** start **

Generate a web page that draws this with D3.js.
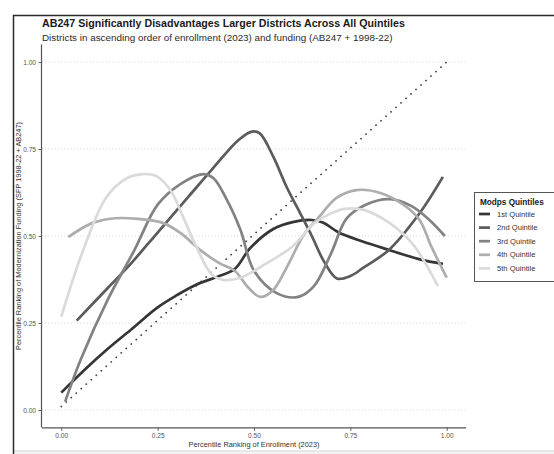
<!DOCTYPE html>
<html>
<head>
<meta charset="utf-8">
<script src="https://cdn.jsdelivr.net/npm/d3@7"></script>
<style>
  html, body { margin: 0; padding: 0; background: #fff; }
  svg { display: block; font-family: "Liberation Sans", Arial, Helvetica, sans-serif; }
</style>
</head>
<body>
<svg id="chart" width="554" height="454"></svg>
<script>
// Smoothed percentile-rank curves per Modps quintile
const quintiles = ["1st Quintile", "2nd Quintile", "3rd Quintile", "4th Quintile", "5th Quintile"];
const quintileColors = ["#353535", "#5b5b5b", "#828282", "#adadad", "#dadada"];

const q1X = [0.00, 0.06, 0.12, 0.18, 0.25, 0.30, 0.35, 0.41, 0.45, 0.49, 0.55, 0.60, 0.65, 0.68, 0.72, 0.78, 0.85, 0.93, 0.99];
const q1Y = [0.05, 0.115, 0.175, 0.23, 0.295, 0.33, 0.36, 0.385, 0.405, 0.465, 0.52, 0.54, 0.546, 0.538, 0.51, 0.485, 0.46, 0.433, 0.42];

const q2X = [0.04, 0.12, 0.18, 0.25, 0.33, 0.39, 0.46, 0.495, 0.515, 0.55, 0.585, 0.62, 0.65, 0.68, 0.715, 0.75, 0.785, 0.85, 0.93, 0.99];
const q2Y = [0.257, 0.35, 0.42, 0.51, 0.613, 0.69, 0.776, 0.80, 0.795, 0.728, 0.64, 0.565, 0.50, 0.43, 0.378, 0.385, 0.41, 0.46, 0.566, 0.67];

const q3X = [0.01, 0.05, 0.12, 0.19, 0.25, 0.31, 0.368, 0.395, 0.43, 0.465, 0.50, 0.56, 0.615, 0.655, 0.70, 0.74, 0.79, 0.853, 0.91, 0.955, 0.995];
const q3Y = [0.024, 0.144, 0.316, 0.46, 0.59, 0.65, 0.678, 0.666, 0.603, 0.517, 0.40, 0.335, 0.325, 0.355, 0.45, 0.55, 0.59, 0.606, 0.585, 0.546, 0.50];

const q4X = [0.018, 0.08, 0.14, 0.20, 0.265, 0.31, 0.36, 0.41, 0.45, 0.485, 0.516, 0.55, 0.585, 0.63, 0.665, 0.715, 0.765, 0.83, 0.895, 0.93, 0.96, 1.00];
const q4Y = [0.497, 0.537, 0.551, 0.549, 0.537, 0.508, 0.46, 0.422, 0.40, 0.352, 0.325, 0.345, 0.41, 0.505, 0.55, 0.61, 0.632, 0.623, 0.584, 0.545, 0.47, 0.38];

const q5X = [0.00, 0.057, 0.118, 0.17, 0.213, 0.247, 0.283, 0.316, 0.35, 0.39, 0.42, 0.465, 0.53, 0.60, 0.655, 0.70, 0.735, 0.785, 0.853, 0.913, 0.977];
const q5Y = [0.268, 0.46, 0.613, 0.666, 0.678, 0.672, 0.632, 0.555, 0.47, 0.39, 0.374, 0.38, 0.42, 0.47, 0.535, 0.565, 0.578, 0.575, 0.536, 0.475, 0.356];

// Reference line of equal rank
const refX = [0.0, 1.0];
const refY = [0.01, 1.0];

const xTicks = [0, 0.25, 0.5, 0.75, 1.0];
const yTicks = [0, 0.25, 0.5, 0.75, 1.0];

const titleText = "AB247 Significantly Disadvantages Larger Districts Across All Quintiles";
const subtitleText = "Districts in ascending order of enrollment (2023) and funding (AB247 + 1998-22)";
const xTitle = "Percentile Ranking of Enrollment (2023)";
const yTitle = "Percentile Ranking of Modernization Funding (SFP 1998-22 + AB247)";
const legendTitle = "Modps Quintiles";

const seriesX = [q1X, q2X, q3X, q4X, q5X];
const seriesY = [q1Y, q2Y, q3Y, q4Y, q5Y];

const svg = d3.select("#chart");

// Outer frame (top and left edges, faint bottom rule)
svg.append("rect").attr("x", 13).attr("y", 451).attr("width", 541).attr("height", 3).attr("fill", "#f3f3f3");
svg.append("line").attr("x1", 13).attr("x2", 554).attr("y1", 451).attr("y2", 451)
  .attr("stroke", "#d6d6d6").attr("stroke-width", 1);
svg.append("line").attr("x1", 13).attr("x2", 554).attr("y1", 15.5).attr("y2", 15.5)
  .attr("stroke", "#2a2a2a").attr("stroke-width", 1.3);
svg.append("line").attr("x1", 13.5).attr("x2", 13.5).attr("y1", 15).attr("y2", 454)
  .attr("stroke", "#2a2a2a").attr("stroke-width", 1.5);

// Panel geometry
const panel = { left: 42, right: 466, top: 44.6, bottom: 427.4 };
const x = d3.scaleLinear().domain([-0.05, 1.05]).range([panel.left, panel.right]);
const y = d3.scaleLinear().domain([-0.05, 1.05]).range([panel.bottom, panel.top]);

// Horizontal dotted grid
svg.append("g").selectAll("line").data(yTicks).join("line")
  .attr("x1", panel.left).attr("x2", panel.right)
  .attr("y1", d => y(d)).attr("y2", d => y(d))
  .attr("stroke", "#c8c8c8").attr("stroke-width", 0.8)
  .attr("stroke-dasharray", "1,2.2");

// Axes
const axisColor = "#555";
const xAxis = svg.append("g").attr("transform", `translate(0,${panel.bottom})`)
  .call(d3.axisBottom(x).tickValues(xTicks).tickFormat(d3.format(".2f")).tickSize(3.5).tickPadding(2.5));
const yAxis = svg.append("g").attr("transform", `translate(${panel.left},0)`)
  .call(d3.axisLeft(y).tickValues(yTicks).tickFormat(d3.format(".2f")).tickSize(3.5).tickPadding(2.5));
[xAxis, yAxis].forEach(g => {
  g.select(".domain").attr("stroke", axisColor).attr("stroke-width", 1.2);
  g.selectAll(".tick line").attr("stroke", axisColor).attr("stroke-width", 0.9);
  g.selectAll(".tick text").attr("fill", "#555").style("font-size", "6.6px")
    .style("font-family", "'Liberation Sans', Arial, sans-serif");
});
// axisBottom draws an outer tick; keep the domain a plain line
xAxis.select(".domain").attr("d", `M${panel.left},0.5H${panel.right}`);
yAxis.select(".domain").attr("d", `M-0.5,${panel.bottom}V${panel.top}`);

// Axis titles
svg.append("text").attr("x", (panel.left + panel.right) / 2).attr("y", 446.5)
  .attr("text-anchor", "middle").attr("fill", "#333").style("font-size", "7.4px").text(xTitle);
svg.append("text")
  .attr("transform", `translate(20.5,${(panel.top + panel.bottom) / 2}) rotate(-90)`)
  .attr("text-anchor", "middle").attr("fill", "#333").style("font-size", "7.4px").text(yTitle);

// Reference diagonal
const line = d3.line().x(d => x(d[0])).y(d => y(d[1]));
svg.append("path").datum(refX.map((v, i) => [v, refY[i]]))
  .attr("d", line)
  .attr("fill", "none").attr("stroke", "#3a3a3a").attr("stroke-width", 1.7)
  .attr("stroke-linecap", "round").attr("stroke-dasharray", "0.1,6.6");

// Smoothed quintile curves
const smooth = d3.line().x(d => x(d[0])).y(d => y(d[1])).curve(d3.curveCatmullRom.alpha(0.5));
svg.append("g").selectAll("path").data(quintiles).join("path")
  .attr("d", (q, i) => smooth(seriesX[i].map((v, j) => [v, seriesY[i][j]])))
  .attr("fill", "none")
  .attr("stroke", (q, i) => quintileColors[i])
  .attr("stroke-width", 2.7)
  .attr("stroke-linejoin", "round");

// Title and subtitle, sized to their measured widths
function fitText(sel, targetWidth) {
  const w = sel.node().getComputedTextLength();
  const fs = parseFloat(sel.style("font-size"));
  sel.style("font-size", (fs * targetWidth / w).toFixed(2) + "px");
}
const title = svg.append("text").attr("x", 42).attr("y", 26.5)
  .attr("fill", "#1a1a1a").style("font-weight", "bold").style("font-size", "11px").text(titleText);
fitText(title, 363);
const subtitle = svg.append("text").attr("x", 42).attr("y", 40.5)
  .attr("fill", "#2a2a2a").style("font-size", "9px").text(subtitleText);
fitText(subtitle, 351);

// Legend
const lg = svg.append("g").attr("transform", "translate(474,192)");
lg.append("rect").attr("x", 0.5).attr("y", 0.5).attr("width", 100).attr("height", 89)
  .attr("fill", "#fff").attr("stroke", "#555").attr("stroke-width", 1);
lg.append("text").attr("x", 6).attr("y", 12.5).attr("fill", "#1a1a1a")
  .style("font-weight", "bold").style("font-size", "8.2px").text(legendTitle);
const items = lg.selectAll("g.item").data(quintiles).join("g").attr("class", "item")
  .attr("transform", (d, i) => `translate(0,${22 + i * 13.6})`);
items.append("line").attr("x1", 5).attr("x2", 16).attr("y1", 0).attr("y2", 0)
  .attr("stroke", (d, i) => quintileColors[i]).attr("stroke-width", 2.7);
items.append("text").attr("x", 23).attr("y", 2.6).attr("fill", "#333")
  .style("font-size", "7.6px").text(d => d);
</script>
</body>
</html>
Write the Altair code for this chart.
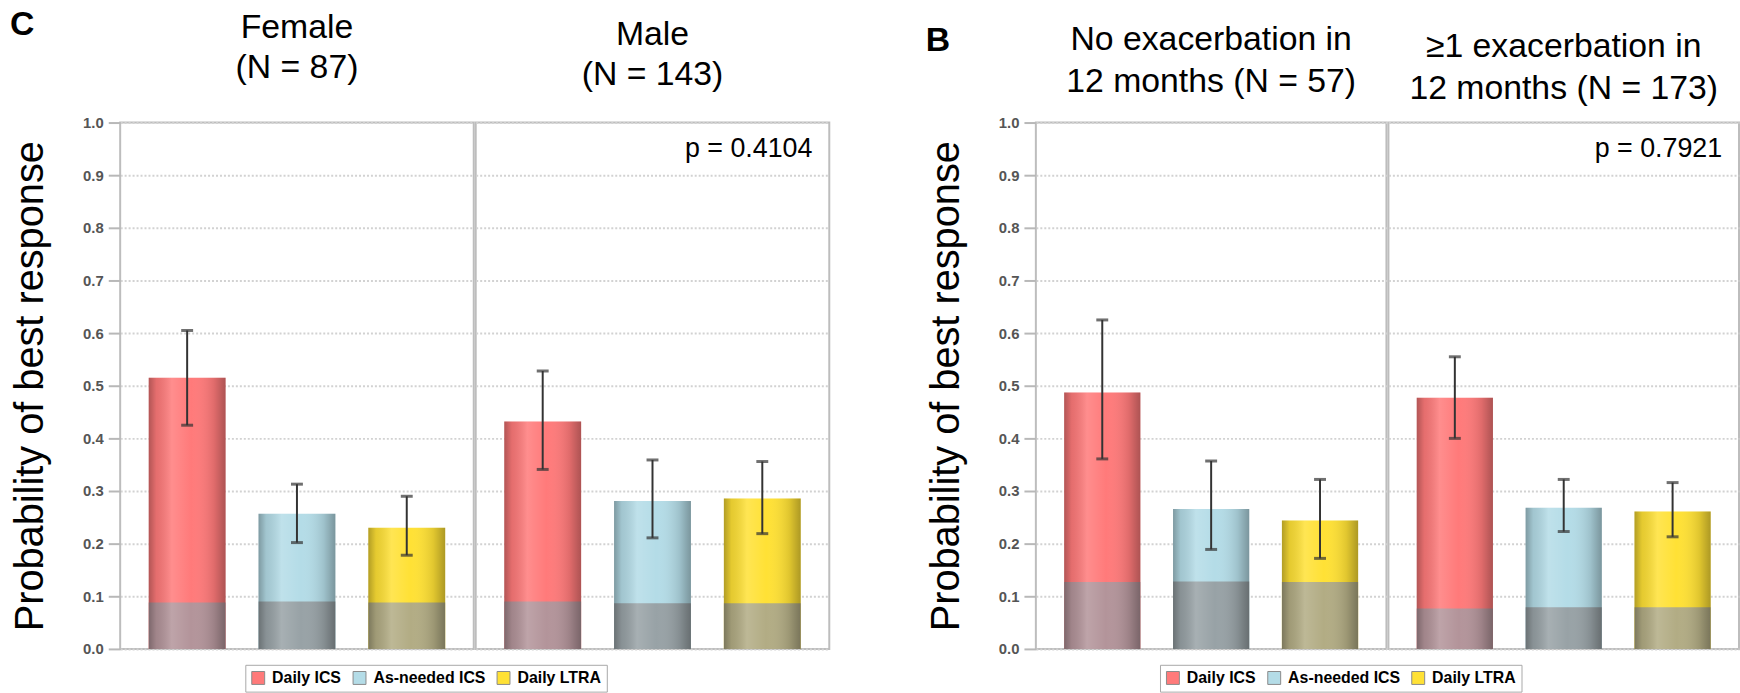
import altair as alt
import pandas as pd

# ---------------- data ----------------
treatments = ["Daily ICS", "As-needed ICS", "Daily LTRA"]

female_prob = [0.515, 0.257, 0.230]
female_low = [0.425, 0.202, 0.178]
female_high = [0.605, 0.313, 0.290]
female_base = [0.088, 0.090, 0.088]

male_prob = [0.432, 0.281, 0.286]
male_low = [0.341, 0.211, 0.219]
male_high = [0.528, 0.359, 0.356]
male_base = [0.090, 0.087, 0.087]

noexac_prob = [0.487, 0.266, 0.244]
noexac_low = [0.361, 0.189, 0.172]
noexac_high = [0.625, 0.357, 0.322]
noexac_base = [0.127, 0.128, 0.127]

exac_prob = [0.477, 0.268, 0.261]
exac_low = [0.400, 0.223, 0.213]
exac_high = [0.555, 0.322, 0.316]
exac_base = [0.077, 0.079, 0.079]

female_title = ["Female", "(N = 87)"]
male_title = ["Male", "(N = 143)"]
noexac_title = ["No exacerbation in", "12 months (N = 57)"]
exac_title = ["\u22651 exacerbation in", "12 months (N = 173)"]

p_left = ["p = 0.4104"]
p_right = ["p = 0.7921"]
letter_left = "C"
letter_right = "B"

y_ticks = [0.0, 0.1, 0.2, 0.3, 0.4, 0.5, 0.6, 0.7, 0.8, 0.9, 1.0]
y_title = "Probability of best response"

# ---------------- styles ----------------
FONT = "Liberation Sans"
main_colors = ["#FF7A7A", "#B4DCE7", "#FFE135"]
base_colors = ["#B3949A", "#98A2A6", "#B2AC84"]
PLOT_H = 530


def make_panel(prob, low, high, base, title_lines, width, first,
               pval=None, line_height=40, title_offset=28, legend_xy=(0, 0)):
    df = pd.DataFrame({"treatment": treatments, "prob": prob, "low": low,
                       "high": high, "base": base})
    xenc = alt.X("treatment:N", sort=treatments,
                 scale=alt.Scale(domain=treatments, paddingInner=0.3,
                                 paddingOuter=0.26),
                 axis=None)
    yscale = alt.Scale(domain=[0, 1], nice=False, zero=True)
    grid_kw = dict(grid=True, gridColor="#d2d2d2", gridDash=[2, 2],
                   gridWidth=2)
    if first:
        yaxis = alt.Axis(values=y_ticks, format=".1f", labelFont=FONT,
                         labelFontSize=15, labelFontWeight="bold",
                         labelColor="#555555", labelPadding=5,
                         tickColor="#b8b8b8", tickSize=12, tickWidth=2,
                         domain=False, title=y_title, titleFont=FONT,
                         titleFontSize=40, titleFontWeight="normal",
                         titleColor="black", titlePadding=32, **grid_kw)
        ytitle = y_title
    else:
        yaxis = alt.Axis(values=y_ticks, labels=False, ticks=False,
                         domain=False, title=None, **grid_kw)
        ytitle = None

    base_chart = alt.Chart(df)
    bars = base_chart.mark_bar().encode(
        x=xenc,
        y=alt.Y("prob:Q", scale=yscale, axis=yaxis, title=ytitle),
        color=alt.Color(
            "treatment:N",
            scale=alt.Scale(domain=treatments, range=main_colors),
            legend=alt.Legend(
                title=None, orient="none", legendX=legend_xy[0],
                legendY=legend_xy[1], direction="horizontal",
                symbolType="square", symbolSize=169,
                symbolStrokeColor="#8a8a8a", symbolStrokeWidth=1,
                labelFont=FONT, labelFontSize=16, labelFontWeight="bold",
                labelColor="black", labelOffset=6, columnPadding=9,
                padding=5, strokeColor="#a8a8a8", fillColor="white"),
        ),
    )
    base_bars = base_chart.mark_bar().encode(
        x=xenc,
        y=alt.Y("base:Q", title=ytitle),
        fill=alt.Fill("treatment:N",
                      scale=alt.Scale(domain=treatments, range=base_colors),
                      legend=None),
    )
    shade = base_chart.mark_bar(
        color=alt.Gradient(
            gradient="linear", x1=0, x2=1, y1=0, y2=0,
            stops=[
                alt.GradientStop(offset=0, color="rgba(0,0,0,0.30)"),
                alt.GradientStop(offset=0.1, color="rgba(0,0,0,0.10)"),
                alt.GradientStop(offset=0.3, color="rgba(255,255,255,0.15)"),
                alt.GradientStop(offset=0.55, color="rgba(255,255,255,0.0)"),
                alt.GradientStop(offset=0.85, color="rgba(0,0,0,0.12)"),
                alt.GradientStop(offset=1, color="rgba(0,0,0,0.32)"),
            ],
        )
    ).encode(x=xenc, y=alt.Y("prob:Q", title=ytitle))
    err = base_chart.mark_rule(color="#333333", strokeWidth=2).encode(
        x=xenc, y=alt.Y("low:Q", title=ytitle), y2="high:Q")
    cap_lo = base_chart.mark_tick(color="#333333", thickness=3,
                                  size=12).encode(
        x=xenc, y=alt.Y("low:Q", title=ytitle))
    cap_hi = base_chart.mark_tick(color="#333333", thickness=3,
                                  size=12).encode(
        x=xenc, y=alt.Y("high:Q", title=ytitle))

    layers = [bars, base_bars, shade, err, cap_lo, cap_hi]
    if pval is not None:
        layers.append(
            alt.Chart(pd.DataFrame({"label": pval})).mark_text(
                font=FONT, fontSize=27, align="right",
                baseline="alphabetic", color="black").encode(
                text="label:N", x=alt.value(width - 17), y=alt.value(35)))

    return alt.layer(*layers).properties(
        width=width, height=PLOT_H,
        title=alt.TitleParams(text=title_lines, font=FONT, fontSize=34,
                              fontWeight="normal", color="black",
                              lineHeight=line_height, offset=title_offset,
                              anchor="middle", frame="group"),
    )


def letter_title(letter, offset):
    return alt.TitleParams(text=letter, anchor="start", frame="bounds",
                           font=FONT, fontSize=34, fontWeight="bold",
                           color="black", baseline="alphabetic",
                           offset=offset)


LEG_L = (126, 546)
LEG_R = (125, 546)

p1 = make_panel(female_prob, female_low, female_high, female_base,
                female_title, 356, True, line_height=40, title_offset=31,
                legend_xy=LEG_L)
p2 = make_panel(male_prob, male_low, male_high, male_base, male_title, 356,
                False, pval=p_left, line_height=40, title_offset=31,
                legend_xy=LEG_L)
p3 = make_panel(noexac_prob, noexac_low, noexac_high, noexac_base,
                noexac_title, 353, True, line_height=42, title_offset=17,
                legend_xy=LEG_R)
p4 = make_panel(exac_prob, exac_low, exac_high, exac_base, exac_title, 353,
                False, pval=p_right, line_height=42, title_offset=17,
                legend_xy=LEG_R)

left = alt.hconcat(p1, p2, spacing=0, title=letter_title(letter_left, -59))
right = alt.hconcat(p3, p4, spacing=0, title=letter_title(letter_right, -63))

chart = alt.hconcat(left, right, spacing=96).resolve_scale(
    color="independent", fill="independent"
).properties(
    padding={"left": 10, "top": 6, "right": 0, "bottom": 0}
).configure_view(
    stroke="#bdbdbd", strokeWidth=2
)

chart.save("out.html", embed_options={"renderer": "svg", "actions": False})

** end **

- **Required work**
Repeat the listing above from its first line through the line that contains "0.46, 0.566, 0.67];", both included, and nothing more. Drop the pictures.

- **The completed task**
Generate a web page that draws this with D3.js.
<!DOCTYPE html>
<html>
<head>
<meta charset="utf-8">
<script src="https://cdn.jsdelivr.net/npm/d3@7"></script>
<style>
  html, body { margin: 0; padding: 0; background: #fff; }
  svg { display: block; font-family: "Liberation Sans", Arial, Helvetica, sans-serif; }
</style>
</head>
<body>
<svg id="chart" width="554" height="454"></svg>
<script>
// Smoothed percentile-rank curves per Modps quintile
const quintiles = ["1st Quintile", "2nd Quintile", "3rd Quintile", "4th Quintile", "5th Quintile"];
const quintileColors = ["#353535", "#5b5b5b", "#828282", "#adadad", "#dadada"];

const q1X = [0.00, 0.06, 0.12, 0.18, 0.25, 0.30, 0.35, 0.41, 0.45, 0.49, 0.55, 0.60, 0.65, 0.68, 0.72, 0.78, 0.85, 0.93, 0.99];
const q1Y = [0.05, 0.115, 0.175, 0.23, 0.295, 0.33, 0.36, 0.385, 0.405, 0.465, 0.52, 0.54, 0.546, 0.538, 0.51, 0.485, 0.46, 0.433, 0.42];

const q2X = [0.04, 0.12, 0.18, 0.25, 0.33, 0.39, 0.46, 0.495, 0.515, 0.55, 0.585, 0.62, 0.65, 0.68, 0.715, 0.75, 0.785, 0.85, 0.93, 0.99];
const q2Y = [0.257, 0.35, 0.42, 0.51, 0.613, 0.69, 0.776, 0.80, 0.795, 0.728, 0.64, 0.565, 0.50, 0.43, 0.378, 0.385, 0.41, 0.46, 0.566, 0.67];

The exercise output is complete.